INSTRUCTIONS TO FOLLOW: Using the data below, determine the number of lines that include the string "chart". Write only that number.

DATA:

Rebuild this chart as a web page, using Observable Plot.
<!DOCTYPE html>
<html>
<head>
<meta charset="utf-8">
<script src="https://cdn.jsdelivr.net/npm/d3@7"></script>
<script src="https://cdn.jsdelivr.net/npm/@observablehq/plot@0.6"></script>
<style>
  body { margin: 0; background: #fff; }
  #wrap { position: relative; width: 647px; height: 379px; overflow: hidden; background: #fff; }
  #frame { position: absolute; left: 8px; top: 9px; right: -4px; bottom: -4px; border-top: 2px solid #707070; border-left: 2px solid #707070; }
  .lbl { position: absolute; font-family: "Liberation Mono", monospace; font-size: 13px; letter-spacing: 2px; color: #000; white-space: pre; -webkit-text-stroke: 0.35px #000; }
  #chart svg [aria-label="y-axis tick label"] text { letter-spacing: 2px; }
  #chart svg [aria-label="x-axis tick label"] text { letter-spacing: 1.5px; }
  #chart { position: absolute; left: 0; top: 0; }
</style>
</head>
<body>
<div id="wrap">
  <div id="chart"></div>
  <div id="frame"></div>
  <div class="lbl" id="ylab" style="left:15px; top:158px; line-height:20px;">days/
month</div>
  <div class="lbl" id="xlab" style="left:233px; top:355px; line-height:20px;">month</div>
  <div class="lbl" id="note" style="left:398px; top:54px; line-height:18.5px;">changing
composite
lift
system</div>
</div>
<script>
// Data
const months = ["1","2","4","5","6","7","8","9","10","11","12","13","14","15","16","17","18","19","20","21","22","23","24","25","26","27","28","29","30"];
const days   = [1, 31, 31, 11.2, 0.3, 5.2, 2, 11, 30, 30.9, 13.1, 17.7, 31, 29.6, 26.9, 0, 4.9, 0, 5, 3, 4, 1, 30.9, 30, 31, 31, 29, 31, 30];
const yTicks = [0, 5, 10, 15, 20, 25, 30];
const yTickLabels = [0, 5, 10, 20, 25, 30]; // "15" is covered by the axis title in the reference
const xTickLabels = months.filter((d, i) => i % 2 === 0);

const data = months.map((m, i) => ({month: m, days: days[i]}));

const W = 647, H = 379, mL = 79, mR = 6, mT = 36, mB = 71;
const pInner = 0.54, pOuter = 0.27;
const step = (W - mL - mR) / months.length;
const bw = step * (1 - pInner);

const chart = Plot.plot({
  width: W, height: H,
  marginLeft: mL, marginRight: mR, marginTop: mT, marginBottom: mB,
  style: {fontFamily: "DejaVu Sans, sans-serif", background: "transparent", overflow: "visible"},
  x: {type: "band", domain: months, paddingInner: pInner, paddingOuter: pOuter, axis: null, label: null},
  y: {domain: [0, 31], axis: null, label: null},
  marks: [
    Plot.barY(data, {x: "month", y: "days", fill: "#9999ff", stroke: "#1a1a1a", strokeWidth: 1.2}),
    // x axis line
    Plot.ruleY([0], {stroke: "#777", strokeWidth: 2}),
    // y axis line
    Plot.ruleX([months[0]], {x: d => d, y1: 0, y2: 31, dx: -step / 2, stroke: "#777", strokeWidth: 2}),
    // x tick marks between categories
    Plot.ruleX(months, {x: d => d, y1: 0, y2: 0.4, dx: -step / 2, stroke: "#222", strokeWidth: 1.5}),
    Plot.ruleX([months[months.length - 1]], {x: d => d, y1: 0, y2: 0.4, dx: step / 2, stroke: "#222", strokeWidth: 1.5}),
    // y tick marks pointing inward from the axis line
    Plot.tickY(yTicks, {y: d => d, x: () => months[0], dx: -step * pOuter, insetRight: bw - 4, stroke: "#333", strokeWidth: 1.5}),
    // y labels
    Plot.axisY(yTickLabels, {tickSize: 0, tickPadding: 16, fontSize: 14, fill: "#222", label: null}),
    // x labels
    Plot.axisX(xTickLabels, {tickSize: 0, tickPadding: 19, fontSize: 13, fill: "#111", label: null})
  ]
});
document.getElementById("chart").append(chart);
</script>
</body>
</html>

TASK ANSWER: 7